_Recorded information_.
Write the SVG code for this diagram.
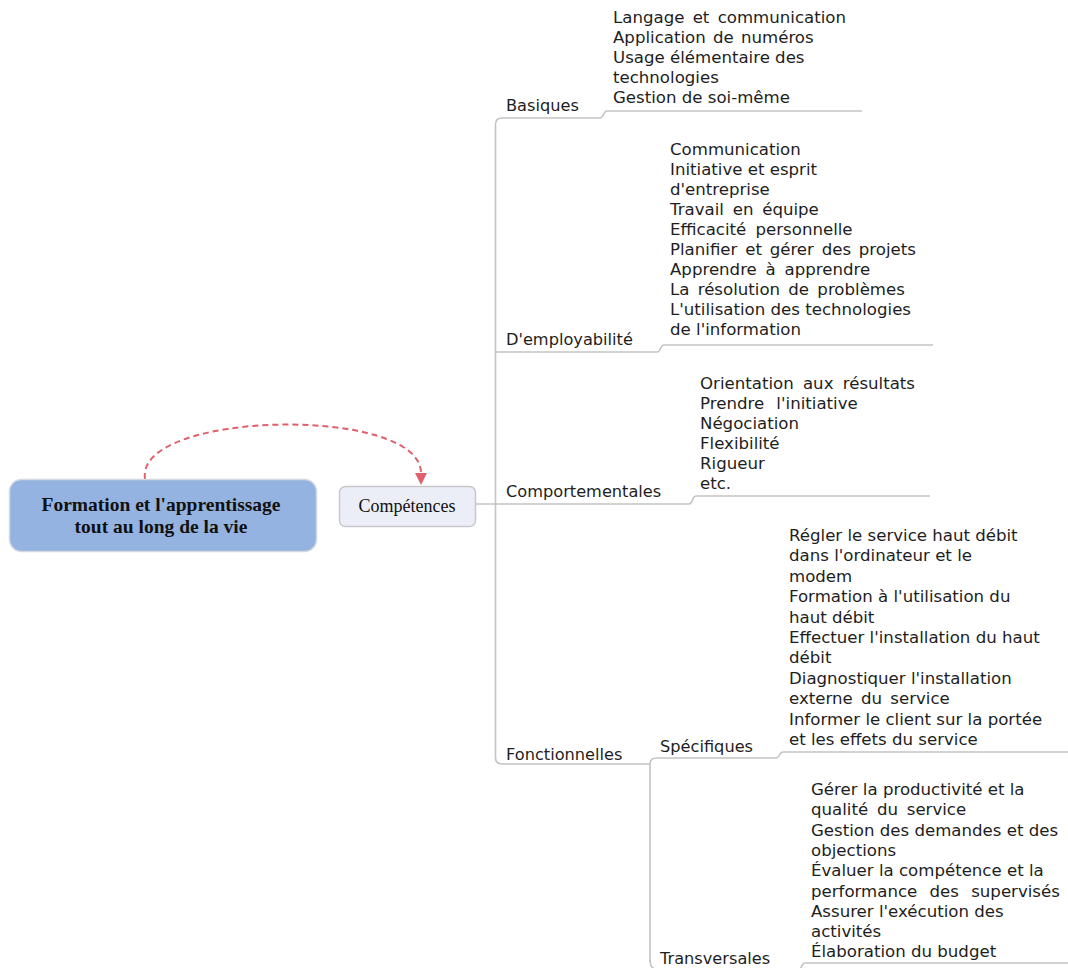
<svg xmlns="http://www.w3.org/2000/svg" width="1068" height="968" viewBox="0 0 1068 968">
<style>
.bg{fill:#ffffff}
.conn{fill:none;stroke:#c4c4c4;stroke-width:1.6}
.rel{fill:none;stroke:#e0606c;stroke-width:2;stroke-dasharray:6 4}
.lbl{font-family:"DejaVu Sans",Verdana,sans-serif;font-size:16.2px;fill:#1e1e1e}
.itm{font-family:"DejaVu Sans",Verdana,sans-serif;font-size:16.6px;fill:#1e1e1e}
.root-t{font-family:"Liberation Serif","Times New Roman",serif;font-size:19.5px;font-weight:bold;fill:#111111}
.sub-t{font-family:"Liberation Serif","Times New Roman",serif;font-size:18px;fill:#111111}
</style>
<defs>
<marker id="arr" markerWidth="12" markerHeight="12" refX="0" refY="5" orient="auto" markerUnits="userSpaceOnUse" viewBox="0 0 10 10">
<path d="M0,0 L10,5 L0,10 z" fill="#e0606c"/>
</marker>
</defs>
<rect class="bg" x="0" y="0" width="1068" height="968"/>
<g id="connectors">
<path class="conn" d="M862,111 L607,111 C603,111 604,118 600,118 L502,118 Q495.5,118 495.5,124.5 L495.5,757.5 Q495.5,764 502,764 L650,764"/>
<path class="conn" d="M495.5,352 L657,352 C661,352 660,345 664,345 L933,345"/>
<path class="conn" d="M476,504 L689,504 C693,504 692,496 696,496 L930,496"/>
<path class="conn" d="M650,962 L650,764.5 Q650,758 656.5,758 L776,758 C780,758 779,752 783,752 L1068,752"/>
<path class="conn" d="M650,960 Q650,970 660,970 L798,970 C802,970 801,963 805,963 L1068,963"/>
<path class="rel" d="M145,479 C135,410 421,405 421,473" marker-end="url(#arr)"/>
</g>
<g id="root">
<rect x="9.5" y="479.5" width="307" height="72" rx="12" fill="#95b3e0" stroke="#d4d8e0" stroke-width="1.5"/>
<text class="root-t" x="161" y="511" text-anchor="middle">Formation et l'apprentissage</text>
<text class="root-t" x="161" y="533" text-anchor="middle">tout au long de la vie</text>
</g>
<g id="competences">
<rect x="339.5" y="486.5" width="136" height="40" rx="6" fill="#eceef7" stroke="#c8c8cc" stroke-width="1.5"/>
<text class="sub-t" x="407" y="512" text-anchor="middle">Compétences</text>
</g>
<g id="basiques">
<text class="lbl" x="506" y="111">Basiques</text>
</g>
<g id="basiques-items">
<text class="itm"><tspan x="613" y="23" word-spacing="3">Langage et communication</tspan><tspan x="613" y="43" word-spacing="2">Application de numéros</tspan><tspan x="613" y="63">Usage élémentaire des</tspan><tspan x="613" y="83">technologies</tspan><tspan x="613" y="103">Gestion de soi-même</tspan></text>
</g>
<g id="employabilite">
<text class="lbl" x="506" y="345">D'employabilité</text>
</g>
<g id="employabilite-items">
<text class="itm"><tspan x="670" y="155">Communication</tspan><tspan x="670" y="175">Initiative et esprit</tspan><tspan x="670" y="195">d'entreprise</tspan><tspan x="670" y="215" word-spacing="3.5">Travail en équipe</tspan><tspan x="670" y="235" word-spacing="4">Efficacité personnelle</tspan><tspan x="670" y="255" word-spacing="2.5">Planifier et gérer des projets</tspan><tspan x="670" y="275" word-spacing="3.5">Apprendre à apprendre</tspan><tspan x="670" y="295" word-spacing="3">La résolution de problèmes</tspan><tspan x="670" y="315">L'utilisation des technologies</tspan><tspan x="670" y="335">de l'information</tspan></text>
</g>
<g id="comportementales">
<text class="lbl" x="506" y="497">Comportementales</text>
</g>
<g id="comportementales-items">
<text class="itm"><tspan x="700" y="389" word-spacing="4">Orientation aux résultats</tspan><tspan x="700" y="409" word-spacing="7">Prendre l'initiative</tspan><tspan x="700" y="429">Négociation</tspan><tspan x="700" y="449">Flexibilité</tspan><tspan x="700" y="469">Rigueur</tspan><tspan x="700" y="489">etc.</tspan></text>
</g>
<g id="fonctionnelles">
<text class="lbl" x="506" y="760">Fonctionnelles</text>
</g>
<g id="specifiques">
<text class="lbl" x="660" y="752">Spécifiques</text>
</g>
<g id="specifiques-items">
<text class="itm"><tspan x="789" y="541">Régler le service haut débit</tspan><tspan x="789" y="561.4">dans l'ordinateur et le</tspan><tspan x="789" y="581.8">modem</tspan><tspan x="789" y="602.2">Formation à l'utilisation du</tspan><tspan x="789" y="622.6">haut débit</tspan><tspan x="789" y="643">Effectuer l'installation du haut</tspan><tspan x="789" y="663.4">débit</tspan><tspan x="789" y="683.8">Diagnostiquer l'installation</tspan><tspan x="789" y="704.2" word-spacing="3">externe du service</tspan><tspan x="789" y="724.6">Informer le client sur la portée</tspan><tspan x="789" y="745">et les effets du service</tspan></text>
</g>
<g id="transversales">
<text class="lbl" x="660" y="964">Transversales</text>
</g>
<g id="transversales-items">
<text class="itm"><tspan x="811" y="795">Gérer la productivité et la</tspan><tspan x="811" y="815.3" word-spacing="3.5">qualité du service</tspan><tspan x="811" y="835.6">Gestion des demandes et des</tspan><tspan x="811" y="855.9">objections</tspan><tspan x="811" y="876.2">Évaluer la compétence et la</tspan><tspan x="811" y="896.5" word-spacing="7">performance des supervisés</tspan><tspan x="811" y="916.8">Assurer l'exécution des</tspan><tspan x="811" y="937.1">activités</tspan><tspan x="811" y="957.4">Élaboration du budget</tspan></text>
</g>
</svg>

_To be done_.
Quote the data above in full and without alteration; skip the pictures.

_Result of the task_.
Write the SVG code for this diagram.
<svg xmlns="http://www.w3.org/2000/svg" width="1068" height="968" viewBox="0 0 1068 968">
<style>
.bg{fill:#ffffff}
.conn{fill:none;stroke:#c4c4c4;stroke-width:1.6}
.rel{fill:none;stroke:#e0606c;stroke-width:2;stroke-dasharray:6 4}
.lbl{font-family:"DejaVu Sans",Verdana,sans-serif;font-size:16.2px;fill:#1e1e1e}
.itm{font-family:"DejaVu Sans",Verdana,sans-serif;font-size:16.6px;fill:#1e1e1e}
.root-t{font-family:"Liberation Serif","Times New Roman",serif;font-size:19.5px;font-weight:bold;fill:#111111}
.sub-t{font-family:"Liberation Serif","Times New Roman",serif;font-size:18px;fill:#111111}
</style>
<defs>
<marker id="arr" markerWidth="12" markerHeight="12" refX="0" refY="5" orient="auto" markerUnits="userSpaceOnUse" viewBox="0 0 10 10">
<path d="M0,0 L10,5 L0,10 z" fill="#e0606c"/>
</marker>
</defs>
<rect class="bg" x="0" y="0" width="1068" height="968"/>
<g id="connectors">
<path class="conn" d="M862,111 L607,111 C603,111 604,118 600,118 L502,118 Q495.5,118 495.5,124.5 L495.5,757.5 Q495.5,764 502,764 L650,764"/>
<path class="conn" d="M495.5,352 L657,352 C661,352 660,345 664,345 L933,345"/>
<path class="conn" d="M476,504 L689,504 C693,504 692,496 696,496 L930,496"/>
<path class="conn" d="M650,962 L650,764.5 Q650,758 656.5,758 L776,758 C780,758 779,752 783,752 L1068,752"/>
<path class="conn" d="M650,960 Q650,970 660,970 L798,970 C802,970 801,963 805,963 L1068,963"/>
<path class="rel" d="M145,479 C135,410 421,405 421,473" marker-end="url(#arr)"/>
</g>
<g id="root">
<rect x="9.5" y="479.5" width="307" height="72" rx="12" fill="#95b3e0" stroke="#d4d8e0" stroke-width="1.5"/>
<text class="root-t" x="161" y="511" text-anchor="middle">Formation et l'apprentissage</text>
<text class="root-t" x="161" y="533" text-anchor="middle">tout au long de la vie</text>
</g>
<g id="competences">
<rect x="339.5" y="486.5" width="136" height="40" rx="6" fill="#eceef7" stroke="#c8c8cc" stroke-width="1.5"/>
<text class="sub-t" x="407" y="512" text-anchor="middle">Compétences</text>
</g>
<g id="basiques">
<text class="lbl" x="506" y="111">Basiques</text>
</g>
<g id="basiques-items">
<text class="itm"><tspan x="613" y="23" word-spacing="3">Langage et communication</tspan><tspan x="613" y="43" word-spacing="2">Application de numéros</tspan><tspan x="613" y="63">Usage élémentaire des</tspan><tspan x="613" y="83">technologies</tspan><tspan x="613" y="103">Gestion de soi-même</tspan></text>
</g>
<g id="employabilite">
<text class="lbl" x="506" y="345">D'employabilité</text>
</g>
<g id="employabilite-items">
<text class="itm"><tspan x="670" y="155">Communication</tspan><tspan x="670" y="175">Initiative et esprit</tspan><tspan x="670" y="195">d'entreprise</tspan><tspan x="670" y="215" word-spacing="3.5">Travail en équipe</tspan><tspan x="670" y="235" word-spacing="4">Efficacité personnelle</tspan><tspan x="670" y="255" word-spacing="2.5">Planifier et gérer des projets</tspan><tspan x="670" y="275" word-spacing="3.5">Apprendre à apprendre</tspan><tspan x="670" y="295" word-spacing="3">La résolution de problèmes</tspan><tspan x="670" y="315">L'utilisation des technologies</tspan><tspan x="670" y="335">de l'information</tspan></text>
</g>
<g id="comportementales">
<text class="lbl" x="506" y="497">Comportementales</text>
</g>
<g id="comportementales-items">
<text class="itm"><tspan x="700" y="389" word-spacing="4">Orientation aux résultats</tspan><tspan x="700" y="409" word-spacing="7">Prendre l'initiative</tspan><tspan x="700" y="429">Négociation</tspan><tspan x="700" y="449">Flexibilité</tspan><tspan x="700" y="469">Rigueur</tspan><tspan x="700" y="489">etc.</tspan></text>
</g>
<g id="fonctionnelles">
<text class="lbl" x="506" y="760">Fonctionnelles</text>
</g>
<g id="specifiques">
<text class="lbl" x="660" y="752">Spécifiques</text>
</g>
<g id="specifiques-items">
<text class="itm"><tspan x="789" y="541">Régler le service haut débit</tspan><tspan x="789" y="561.4">dans l'ordinateur et le</tspan><tspan x="789" y="581.8">modem</tspan><tspan x="789" y="602.2">Formation à l'utilisation du</tspan><tspan x="789" y="622.6">haut débit</tspan><tspan x="789" y="643">Effectuer l'installation du haut</tspan><tspan x="789" y="663.4">débit</tspan><tspan x="789" y="683.8">Diagnostiquer l'installation</tspan><tspan x="789" y="704.2" word-spacing="3">externe du service</tspan><tspan x="789" y="724.6">Informer le client sur la portée</tspan><tspan x="789" y="745">et les effets du service</tspan></text>
</g>
<g id="transversales">
<text class="lbl" x="660" y="964">Transversales</text>
</g>
<g id="transversales-items">
<text class="itm"><tspan x="811" y="795">Gérer la productivité et la</tspan><tspan x="811" y="815.3" word-spacing="3.5">qualité du service</tspan><tspan x="811" y="835.6">Gestion des demandes et des</tspan><tspan x="811" y="855.9">objections</tspan><tspan x="811" y="876.2">Évaluer la compétence et la</tspan><tspan x="811" y="896.5" word-spacing="7">performance des supervisés</tspan><tspan x="811" y="916.8">Assurer l'exécution des</tspan><tspan x="811" y="937.1">activités</tspan><tspan x="811" y="957.4">Élaboration du budget</tspan></text>
</g>
</svg>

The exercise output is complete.